June 27, 2008
Senate Postpones Vote on Illegal Wiretapping Bill
The Associated Press:The Senate on Thursday put off voting on controversial electronic surveillance legislation, in spite of what appeared to be overwhelming support for the bill. Sen. Russ Feingold, D-Wis., and more than a dozen other senators who oppose telecom immunity threw up procedural delays that threatened to force the Senate into a midnight or weekend session. The prospect of further delays was enough to cause Senate Majority Leader Harry Reid, D-Nev., to postpone the vote until after the weeklong July 4 vacation. The bill provides legal immunity to telecommunications companies that helped the government wiretap American phone and computer lines without court permission after the Sept. 11 terror attacks.
Related:
Senate Debates Rewrite of '78 Law
That Created Secret Intelligence Court
By Paul Kane / The Washington Post:
The Senate, clearing a key parliamentary hurdle, yesterday voted to begin debating a broad revision of U.S. intelligence laws that includes a controversial plan to grant immunity to telecommunications companies that assisted in the Bush administration's warrantless wiretapping program.

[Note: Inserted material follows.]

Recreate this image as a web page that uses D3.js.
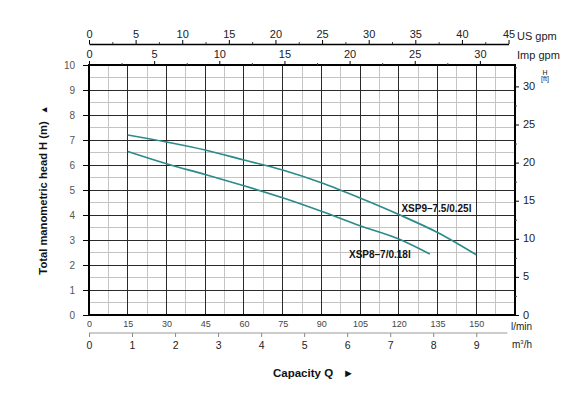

On a vote of 80 to 15, the Senate officially began debate on a sweeping rewrite of the Foreign Intelligence Surveillance Act of 1978, with an eye toward final passage of the bill as early as today. The large margin demonstrated that the bill's opponents -- the American Civil Liberties Union and other privacy rights organizations -- do not have enough support to derail the measure through a filibuster, which Sens. Russell Feingold (D-Wis.) and Christopher J. Dodd (D-Conn.) had threatened.